Justin Benson and Aaron Moorhead’s Spring imagines a romance between a mysterious European woman and an American man in the vein of Richard Linklater and H.P. Lovecraft. From critic Justine Smith:
With their debut film Resolution, Aaron Moorehead and Justin Benson piled together their resources and created a startling genre-breaking horror film that surprised audiences with its meta-textual exploration of urban legends. The film broke down the conventions we most often associate with the horror genre before reconstructing them in a fresh and original way. The film was also set apart by its unique and abrupt dialogue, which teased tastelessness but won you over with its brash charm.
The Vampire Lovers
Using J. Sheridan Le Fanu’s novella Carmilla as an inspiration, Hammer Films’ The Vampire Lovers is the first movie in the studio’s Karnstein Trilogy — about the beautiful Carmilla Karnstein.
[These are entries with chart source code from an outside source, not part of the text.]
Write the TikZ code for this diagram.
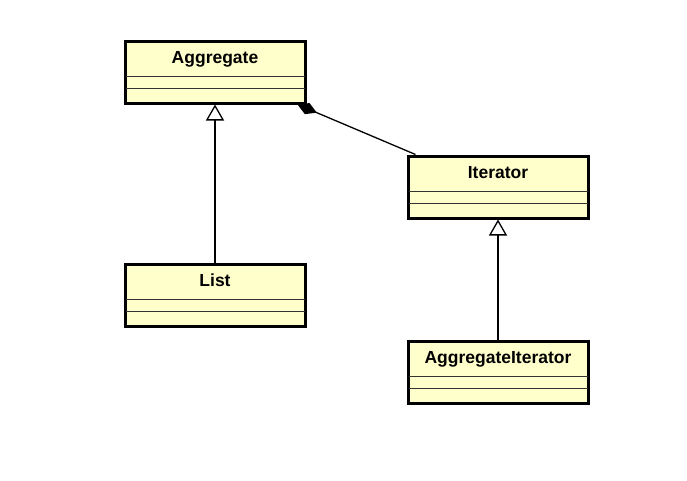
\documentclass[tikz,border=0pt]{standalone}
\usepackage{fontspec}
\setmainfont{Liberation Sans}
\usetikzlibrary{arrows.meta}
\definecolor{clsfill}{HTML}{FFFFCC}

\begin{document}
\begin{tikzpicture}[x=1pt,y=-1pt,
        cls/.style={rectangle,draw,line width=3pt,fill=clsfill,minimum width=180pt,inner sep=0pt,
            text height=22pt,text depth=40pt,font=\bfseries\fontsize{17.5}{17.5}\selectfont},
        sep/.style={line width=1pt,black!80,shorten <=2pt,shorten >=2pt}]
            \useasboundingbox (0,0) rectangle (687,480);

            \draw (215,72)  node[cls](agg){Aggregate};
            \draw (498,187) node[cls](it){Iterator};
            \draw (215,295) node[cls](lst){List};
            \draw (498,372) node[cls](aggit){AggregateIterator};

            \foreach \c in {agg,it,lst,aggit} {
                \draw[sep] ([yshift=-36.5pt]\c.north west) -- ([yshift=-36.5pt]\c.north east);
                \draw[sep] ([yshift=-49pt]\c.north west) -- ([yshift=-49pt]\c.north east);
            }

            \begin{scope}[line width=1.3pt, gen/.style={-{Triangle[fill=white,length=16pt,width=18pt]}}]
                \path[gen] (lst) edge (agg);
                \path[gen] (aggit) edge (it);
                \path[{Diamond[length=21pt,width=12pt]}-] ([xshift=-9pt]agg.south east) edge ([xshift=9pt]it.north west);
            \end{scope}
        \end{tikzpicture}
\end{document}
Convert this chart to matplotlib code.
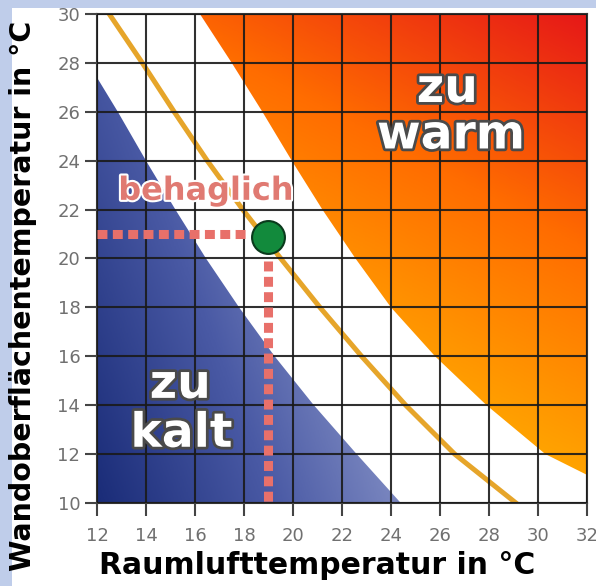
import numpy as np
import matplotlib
matplotlib.use("Agg")
import matplotlib.pyplot as plt
import matplotlib.patheffects as pe
from matplotlib.colors import LinearSegmentedColormap
from matplotlib.patches import Polygon, Rectangle

# Axis ranges / ticks
x_ticks = list(range(12, 33, 2))
y_ticks = list(range(10, 31, 2))

# Boundary of "zu kalt" region (air temp, wall temp)
cold_x = [12.0, 12.85, 14.0, 15.2, 16.45, 17.8, 19.25, 20.85, 22.6, 24.4]
cold_y = [27.4, 26.0, 24.0, 22.0, 20.0, 18.0, 16.0, 14.0, 12.0, 10.0]

# Boundary of "zu warm" region
warm_x = [16.2, 17.5, 18.75, 19.95, 21.2, 22.55, 24.0, 25.8, 27.9, 30.3, 32.0]
warm_y = [30.0, 28.0, 26.0, 24.0, 22.0, 20.0, 18.0, 16.0, 14.0, 12.0, 11.15]

# Optimal comfort curve (yellow)
opt_x = [12.5, 13.85, 15.15, 16.5, 17.95, 19.5, 21.1, 22.8, 24.6, 26.6, 29.1]
opt_y = [30.0, 28.0, 26.0, 24.0, 22.0, 20.0, 18.0, 16.0, 14.0, 12.0, 10.0]

# Example point
pt_air = 19.0
pt_wall = 21.0

fig = plt.figure(figsize=(5.96, 5.86), dpi=100)
fig.patch.set_facecolor("#bfcdea")
fig.patches.append(Rectangle((12 / 596, 0), 1, 1 - 8 / 586, transform=fig.transFigure,
                             facecolor="white", edgecolor="none", zorder=-1))

ax = fig.add_axes([97 / 596, 1 - 503 / 586, 490 / 596, 489 / 586])
ax.set_xlim(12, 32)
ax.set_ylim(10, 30)

# gradient fills, clipped to region polygons
gx, gy = np.meshgrid(np.linspace(12, 32, 400), np.linspace(10, 30, 400))

blue_cmap = LinearSegmentedColormap.from_list("cold", ["#1a2c78", "#4a5aa5", "#8f9acb"])
s_cold = 0.85 * (gx - 12) / 12.4 + 0.45 * (gy - 10) / 17.4
im_c = ax.imshow(s_cold, extent=[12, 32, 10, 30], origin="lower", cmap=blue_cmap,
                 vmin=0, vmax=1.0, aspect="auto", zorder=0)
cold_poly = Polygon([(12, 10)] + list(zip(cold_x, cold_y)), closed=True,
                    transform=ax.transData)
im_c.set_clip_path(cold_poly)

warm_cmap = LinearSegmentedColormap.from_list(
    "warm", [(0.0, "#ffa400"), (0.5, "#ff6c00"), (1.0, "#e61818")])
s_warm = 0.35 * (gx - 12) / 20 + 0.65 * (gy - 10) / 20
im_w = ax.imshow(s_warm, extent=[12, 32, 10, 30], origin="lower", cmap=warm_cmap,
                 vmin=0.38, vmax=1.0, aspect="auto", zorder=0)
warm_poly = Polygon(list(zip(warm_x, warm_y)) + [(32, 30)], closed=True,
                    transform=ax.transData)
im_w.set_clip_path(warm_poly)

# yellow optimum curve
ax.plot(opt_x, opt_y, color="#e6a52a", lw=3.6, zorder=1, solid_joinstyle="round")

# grid
ax.set_xticks(x_ticks)
ax.set_yticks(y_ticks)
ax.set_axisbelow(False)
ax.grid(True, color="#1a1a1a", lw=1.5, alpha=0.9)
for sp in ax.spines.values():
    sp.set_color("#333333")
    sp.set_linewidth(1.5)
ax.tick_params(length=9, width=1.5, color="#444444", labelsize=13,
               labelcolor="#707070")
ax.tick_params(axis="x", pad=8)
ax.tick_params(axis="y", pad=3)

# dotted guide lines to the example point
ax.plot([12, 18.2], [pt_wall, pt_wall], color="#e8706a", lw=6.5,
        linestyle=(0, (1.1, 0.6)), solid_capstyle="butt", zorder=3)
ax.plot([pt_air, pt_air], [19.9, 10], color="#e8706a", lw=6.5,
        linestyle=(0, (1.1, 0.6)), solid_capstyle="butt", zorder=3)
ax.scatter([pt_air], [pt_wall - 0.12], s=560, color="#128a3c", edgecolor="#0a3a1c",
           linewidth=1.5, zorder=4)

# region labels
white_outline = [pe.withStroke(linewidth=4, foreground="#4a4a4a")]
ax.text(26.3, 26.4, "zu", fontsize=34, fontweight="bold", color="white",
        ha="center", va="baseline", path_effects=white_outline, zorder=5)
ax.text(26.45, 24.5, "warm", fontsize=34, fontweight="bold", color="white",
        ha="center", va="baseline", path_effects=white_outline, zorder=5)
ax.text(15.4, 14.3, "zu", fontsize=34, fontweight="bold", color="white",
        ha="center", va="baseline", path_effects=white_outline, zorder=5)
ax.text(15.45, 12.3, "kalt", fontsize=34, fontweight="bold", color="white",
        ha="center", va="baseline", path_effects=white_outline, zorder=5)
ax.text(16.45, 22.4, "behaglich", fontsize=23, fontweight="bold", color="#e07a72",
        ha="center", va="baseline",
        path_effects=[pe.withStroke(linewidth=3, foreground="white")], zorder=5)

# axis titles
fig.text(317 / 596, 1 - 565 / 586, "Raumlufttemperatur in °C", fontsize=21.5,
         fontweight="bold", ha="center", va="center")
fig.text(23 / 596, 1 - 296 / 586, "Wandoberflächentemperatur in °C", fontsize=20.5,
         fontweight="bold", ha="center", va="center", rotation=90)

fig.savefig("out.png", dpi=100, facecolor=fig.get_facecolor())
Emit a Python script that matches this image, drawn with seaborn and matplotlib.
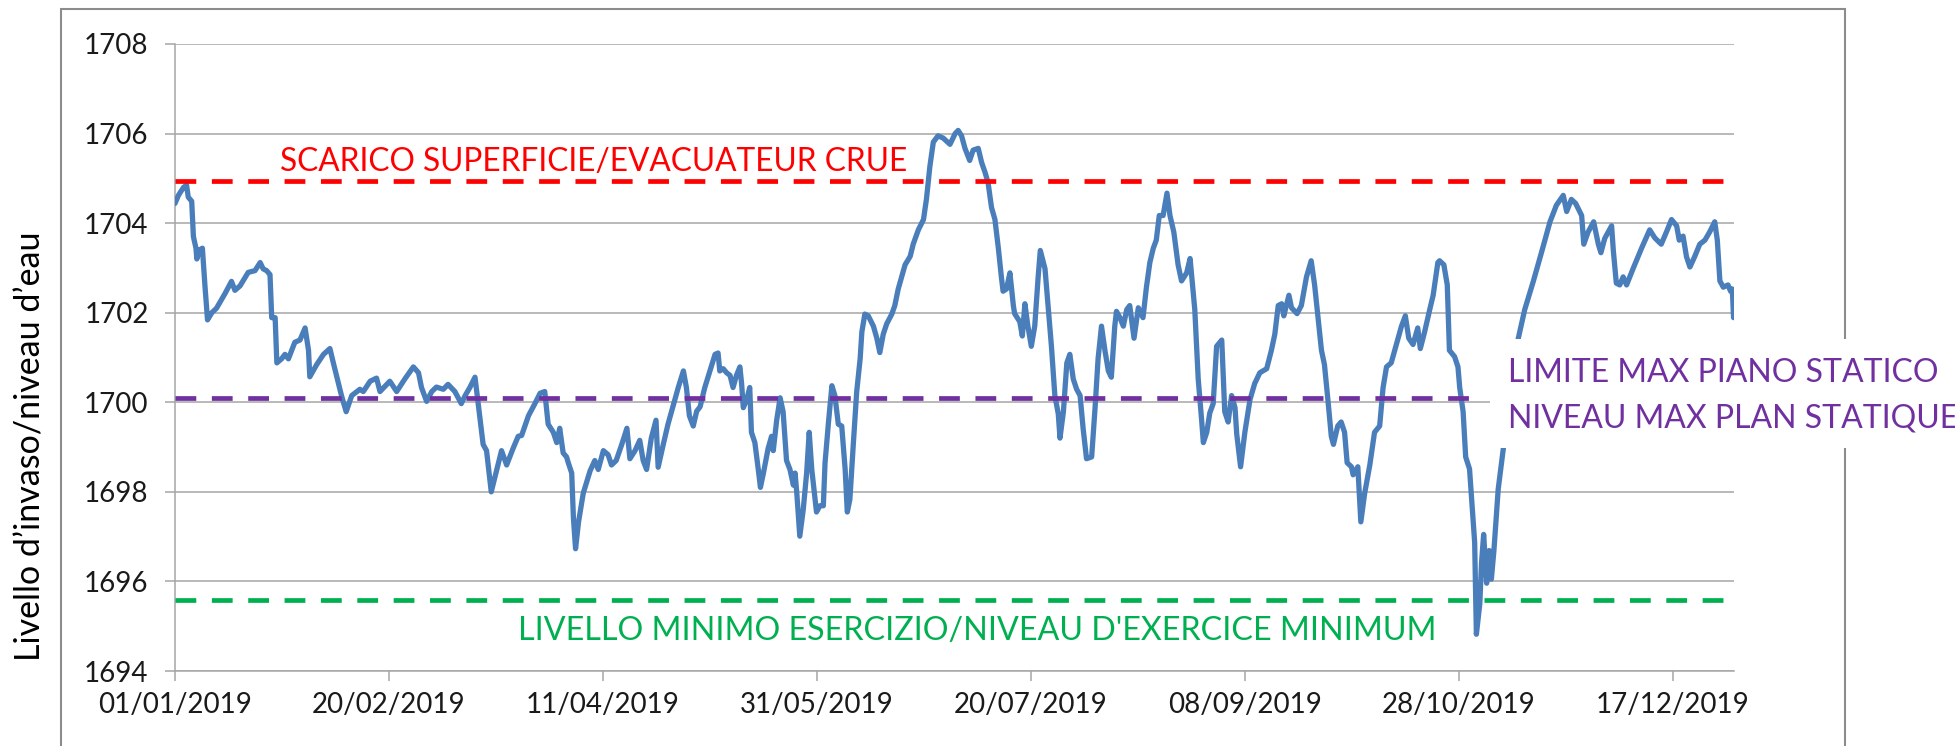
import matplotlib
matplotlib.use("Agg")
import matplotlib.pyplot as plt
from matplotlib.patches import Rectangle
import seaborn as sns
import pandas as pd

# reservoir level, day 0 = 01/01/2019
day = [0, 0.8, 2, 2.7, 3.1, 3.9, 4.3, 4.9, 5.1, 5.7, 6.4, 7.0, 7.6, 8.6, 9.7, 11.7, 13.2, 14.0, 15.2, 17.1,
       18.7, 19.9, 20.6, 21.4, 22.2, 22.6, 23.4, 23.8, 24.9, 25.7, 26.5, 28.0, 29.2, 30.4, 31.2, 31.5, 33.1,
       34.7, 36.2, 37.0, 38.2, 38.9, 40.0, 41.3, 43.2, 44.0, 45.6, 47.1, 47.9, 50.2, 51.8, 53.7, 55.7, 56.9,
       57.6, 58.8, 60.0,
       61.1, 62.7, 63.8, 65.4, 66.9, 67.8, 68.9, 70.1, 70.5, 71.3, 72.0, 72.8, 73.5, 73.9, 75.2, 76.3, 77.5,
       79.0, 80.2, 81.0, 82.6, 84.1, 85.3, 86.4, 87.2, 88.4, 89.2, 89.9, 90.7, 91.5, 91.9, 92.7, 93.1, 93.6,
       94.3, 95.4, 97.0, 98.1, 98.9, 100.1, 101.2, 102.0, 103.1, 104.4, 105.6, 106.3, 107.5, 108.6, 109.4,
       110.2, 111.3, 112.4, 112.9, 114.1, 115.2, 116.4, 117.6, 118.8, 119.5, 120.2,
       121.1, 121.9, 122.7, 123.8, 125.0, 126.2, 126.9, 127.3, 128.1, 128.9, 129.7, 130.4, 131.2, 132.0,
       132.4, 132.8, 133.6, 134.3, 134.7, 135.5, 136.3, 136.8, 137.5, 138.6, 139.4, 139.8, 140.6, 141.4,
       142.1, 142.9, 143.7, 144.5, 144.9, 145.3, 146.0, 146.8, 147.6, 148.2, 148.8, 149.2, 149.9, 150.7,
       151.5, 151.9, 152.7, 153.5, 154.2, 155.0, 155.8, 156.6, 157.1, 157.7, 158.5, 159.3, 160.1, 160.5,
       161.2, 162.0, 163.2, 164.0, 164.7, 165.5, 166.3, 167.5, 168.2, 169.0, 169.8, 170.6, 171.8, 172.5,
       173.7, 174.9, 175.6, 176.4, 177.2, 178.3, 179.5, 181.1, 182.3,
       183.0, 183.8, 184.6, 185.7, 186.5, 187.7, 188.5, 189.3, 190.0, 190.8, 191.6, 192.4, 193.1, 193.5,
       194.3, 195.1, 195.9, 196.2, 197.4, 198.0, 198.6, 199.3, 200.1, 200.9, 201.7, 202.2, 203.3, 204.0,
       204.8, 205.6, 206.4, 206.8, 207.6, 208.4, 209.1, 209.9, 210.7, 211.5, 212.2, 213.0, 214.2, 215.0,
       215.7, 216.5, 217.3, 218.1, 218.8, 219.6, 220.0, 220.8, 221.6, 222.4, 223.1, 224.1, 225.1, 226.2,
       227.0, 227.8, 228.6, 229.3, 230.0, 230.9, 231.8, 232.5, 233.4, 234.4, 235.2, 236.4, 237.2, 238.3,
       239.1, 239.9, 240.3, 241.1, 241.8,
       242.6, 243.4, 244.6, 245.3, 246.1, 246.9, 247.7, 248.1, 249.0, 250.0, 251.2, 252.3, 253.5, 255.1,
       256.2, 257.0, 257.8, 258.6, 259.1, 260.3, 260.9, 262.2, 263.2, 264.4, 265.5, 266.3, 267.1, 267.9,
       268.6, 269.4, 270.2, 270.7, 271.7, 272.5, 273.3, 273.9, 274.9, 275.3, 276.4, 277.1, 278.0, 279.2,
       280.3, 281.5, 282.3, 283.1, 284.2, 285.4, 286.6, 287.5, 288.3, 289.3, 290.4, 291.0, 292.0, 293.2,
       294.0, 295.1, 295.5, 296.5, 297.3, 297.8, 299.0, 299.8, 300.2, 301.0, 301.6, 302.5, 303.3, 303.7,
       304.1, 304.9, 305.3, 305.8, 306.5, 307.1, 307.6, 308.2, 309.2, 310.4, 313.9, 315.4, 317.4, 319.3,
       321.3, 322.8, 324.4, 325.2, 326.3, 327.3, 328.7, 329.2, 330.2, 331.5, 332.6, 333.2, 334.1, 335.7,
       336.1, 336.8, 337.6, 338.4, 339.2, 340.7, 342.7, 344.6, 345.8, 347.3, 348.5, 349.7, 350.9, 351.5,
       352.4, 353.2, 354.0, 355.1, 356.3, 357.5, 358.6, 359.8, 360.4, 361.0, 361.8, 362.9, 363.5, 363.9,
       364.2]
level = [1704.44, 1704.62, 1704.80, 1704.85, 1704.58, 1704.49, 1703.70, 1703.44, 1703.20, 1703.40, 1703.44,
         1702.60, 1701.84, 1702.00, 1702.10, 1702.43, 1702.70, 1702.50, 1702.60, 1702.90, 1702.94, 1703.12,
         1702.98, 1702.94, 1702.85, 1701.89, 1701.89, 1700.88, 1700.97, 1701.07, 1700.97, 1701.34, 1701.39,
         1701.66, 1701.16, 1700.57, 1700.84, 1701.07, 1701.20, 1700.88, 1700.42, 1700.15, 1699.79, 1700.15,
         1700.29, 1700.24, 1700.47, 1700.54, 1700.24, 1700.47, 1700.24, 1700.52, 1700.79, 1700.66, 1700.33,
         1700.02, 1700.24,
         1700.34, 1700.29, 1700.40, 1700.24, 1699.97, 1700.15, 1700.33, 1700.56, 1700.24, 1699.60, 1699.06,
         1698.92, 1698.33, 1698.00, 1698.50, 1698.92, 1698.60, 1698.97, 1699.24, 1699.26, 1699.70, 1699.97,
         1700.20, 1700.24, 1699.51, 1699.33, 1699.10, 1699.42, 1698.87, 1698.78, 1698.65, 1698.42, 1697.42,
         1696.73, 1697.33, 1697.97, 1698.47, 1698.70, 1698.50, 1698.92, 1698.83, 1698.60, 1698.70, 1699.06,
         1699.42, 1698.74, 1698.92, 1699.15, 1698.70, 1698.50, 1699.20, 1699.60, 1698.55, 1699.06, 1699.51,
         1699.92, 1700.33, 1700.70, 1700.33, 1699.70,
         1699.47, 1699.80, 1699.90, 1700.33, 1700.70, 1701.07, 1701.10, 1700.70, 1700.75, 1700.66, 1700.60,
         1700.33, 1700.60, 1700.79, 1700.42, 1699.88, 1700.06, 1700.33, 1699.33, 1699.10, 1698.50, 1698.10,
         1698.42, 1698.97, 1699.24, 1698.92, 1699.60, 1700.10, 1699.79, 1698.70, 1698.50, 1698.15, 1698.42,
         1697.97, 1697.01, 1697.60, 1698.42, 1699.33, 1698.50, 1698.15, 1697.55, 1697.69, 1697.69, 1698.65,
         1699.55, 1700.37, 1700.15, 1699.51, 1699.47, 1698.50, 1697.55, 1697.83, 1699.06, 1700.24, 1700.97,
         1701.57, 1701.97, 1701.93, 1701.70, 1701.43, 1701.11, 1701.52, 1701.75, 1701.97, 1702.16, 1702.53,
         1702.80, 1703.07, 1703.26, 1703.53, 1703.85, 1704.08, 1704.54, 1705.27, 1705.81, 1705.95, 1705.90,
         1705.76, 1706.00,
         1706.07, 1705.95, 1705.67, 1705.40, 1705.63, 1705.67, 1705.35, 1705.13, 1704.90, 1704.35, 1704.08,
         1703.44, 1702.80, 1702.48, 1702.53, 1702.89, 1702.16, 1701.98, 1701.80, 1701.48, 1702.20, 1701.70,
         1701.25, 1701.70, 1702.80, 1703.39, 1702.98, 1702.16, 1701.25, 1700.15, 1699.74, 1699.20, 1699.79,
         1700.88, 1701.07, 1700.52, 1700.29, 1700.15, 1699.42, 1698.74, 1698.78, 1699.88, 1700.97, 1701.70,
         1701.16, 1700.70, 1700.56, 1701.70, 1702.03, 1701.89, 1701.70, 1702.07, 1702.16, 1701.43, 1702.11,
         1701.89, 1702.57, 1703.12, 1703.44, 1703.62, 1704.17, 1704.17, 1704.67, 1704.17, 1703.80, 1703.07,
         1702.71, 1702.89, 1703.21, 1702.07, 1700.52, 1699.60, 1699.10, 1699.33, 1699.76,
         1699.97, 1701.25, 1701.39, 1699.79, 1699.56, 1700.15, 1699.88, 1699.29, 1698.56, 1699.33, 1700.06,
         1700.42, 1700.66, 1700.75, 1701.16, 1701.52, 1702.16, 1702.20, 1701.93, 1702.39, 1702.11, 1701.98,
         1702.16, 1702.80, 1703.16, 1702.62, 1701.89, 1701.16, 1700.84, 1700.06, 1699.24, 1699.06, 1699.47,
         1699.56, 1699.33, 1698.65, 1698.56, 1698.38, 1698.56, 1697.33, 1697.97, 1698.60, 1699.33, 1699.47,
         1700.33, 1700.79, 1700.88, 1701.29, 1701.70, 1701.93, 1701.43, 1701.29, 1701.66, 1701.20, 1701.57,
         1702.07, 1702.39, 1703.12, 1703.16, 1703.07, 1702.62, 1701.16, 1701.02, 1700.79, 1700.33, 1699.79,
         1698.78, 1698.51, 1697.42, 1696.87,
         1694.82, 1695.50, 1696.41, 1697.05, 1695.96, 1696.69, 1696.05, 1696.69, 1698.06, 1698.97, 1701.43,
         1702.07, 1702.70, 1703.34, 1704.03, 1704.40, 1704.62, 1704.26, 1704.53, 1704.44, 1704.17, 1703.53,
         1703.80, 1704.03, 1703.53, 1703.34, 1703.66, 1703.94, 1703.39, 1702.66, 1702.62, 1702.80, 1702.62,
         1702.98, 1703.44, 1703.85, 1703.67, 1703.53, 1703.80, 1704.08, 1703.94, 1703.62, 1703.71, 1703.25,
         1703.02, 1703.25, 1703.53, 1703.62, 1703.80, 1704.03, 1703.62, 1702.71, 1702.57, 1702.62, 1702.48,
         1702.53, 1701.89]

# reference levels
spillway = 1704.93       # scarico superficie
static_max = 1700.1      # limite max piano statico
static_end_day = 304     # the purple line stops at the end of october
min_level = 1695.58      # livello minimo esercizio

tick_labels = ["01/01/2019", "20/02/2019", "11/04/2019", "31/05/2019",
               "20/07/2019", "08/09/2019", "28/10/2019", "17/12/2019"]
y_ticks = [1694, 1696, 1698, 1700, 1702, 1704, 1706, 1708]

start = pd.Timestamp("2019-01-01")
df = pd.DataFrame({"date": start + pd.to_timedelta(day, unit="D"), "level": level})

sns.set_style("white")
plt.rcParams["font.family"] = ["Lato", "DejaVu Sans"]

W, H = 1955, 746
fig = plt.figure(figsize=(W / 100, H / 100), dpi=100)
ax = fig.add_axes([175 / W, 1 - 671 / H, (1734 - 175) / W, (671 - 44) / H])

grey = "#A6A6A6"
sns.lineplot(data=df, x="date", y="level", ax=ax, color="#4A7EBB", linewidth=3.8,
             sort=False, estimator=None, zorder=3)
ax.lines[0].set_solid_joinstyle("round")
ax.lines[0].set_solid_capstyle("round")

dash = (0, (4.4, 3.3))
ax.axhline(spillway, color="#FF0000", lw=3.4, linestyle=dash, zorder=4)
ax.hlines(static_max, start, start + pd.Timedelta(days=static_end_day),
          color="#7030A0", lw=3.4, linestyle=dash, zorder=4)
ax.axhline(min_level, color="#00B050", lw=3.4, linestyle=dash, zorder=4)

ax.set_ylim(1694, 1708)
ax.set_xlim(start, start + pd.Timedelta(days=364.3))
ax.set_yticks(y_ticks)
ax.set_xticks(pd.to_datetime(tick_labels, format="%d/%m/%Y"))
ax.set_xticklabels(tick_labels)
ax.set_xlabel("")
ax.set_ylabel("")
ax.yaxis.grid(True, color=grey, lw=1.1)
ax.set_axisbelow(True)

for s in ["top", "right"]:
    ax.spines[s].set_visible(False)
for s in ["left", "bottom"]:
    ax.spines[s].set_color(grey)
    ax.spines[s].set_linewidth(1.1)
ax.tick_params(axis="both", direction="out", length=7, width=1.1, color=grey,
               labelsize=20, labelcolor="#1A1A1A")
ax.tick_params(axis="y", pad=12, left=True)
ax.tick_params(axis="x", pad=8, bottom=True)

ax.text(start + pd.Timedelta(days=24.5), 1705.16, "SCARICO SUPERFICIE/EVACUATEUR CRUE",
        color="#FF0000", fontsize=22.8, va="baseline", ha="left")
ax.text(start + pd.Timedelta(days=80.1), 1694.70,
        "LIVELLO MINIMO ESERCIZIO/NIVEAU D'EXERCICE MINIMUM",
        color="#00B050", fontsize=23.2, va="baseline", ha="left")

# outer chart frame, broken on the right by the white label box
fig.add_artist(Rectangle((61 / W, -0.05), (1845 - 61) / W, (H - 9.5) / H + 0.05,
                         transform=fig.transFigure, fill=False, edgecolor="#8C8C8C",
                         lw=1.5, zorder=1))
fig.add_artist(Rectangle((1490 / W, 1 - 448 / H), (W - 1490) / W, 109 / H,
                         transform=fig.transFigure, facecolor="white", edgecolor="none",
                         zorder=2))
fig.text(1508 / W, 1 - 382 / H, "LIMITE MAX PIANO STATICO", color="#7030A0",
         fontsize=23, va="baseline", ha="left", zorder=3)
fig.text(1508 / W, 1 - 427 / H, "NIVEAU MAX PLAN STATIQUE", color="#7030A0",
         fontsize=23, va="baseline", ha="left", zorder=3)

fig.text(31 / W, 1 - 446 / H, "Livello d\u2019invaso/niveau d\u2019eau", rotation=90,
         fontsize=24.5, va="center", ha="center", color="black")

fig.savefig("out.png", dpi=100)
The Vampire Lovers finds Carmilla (played by a riveting Ingrid Pitt) seducing the young woman of a wealthy family. When the unsuspecting girl starts to have dreams of a cat suffocating her in her sleep, euphemism-savvy audiences got the hint. The lesbian subtext was a bold move for the studio and helped boost Hammer’s rep for stylish films featuring beautiful, bosomy women in barely-there nightgowns.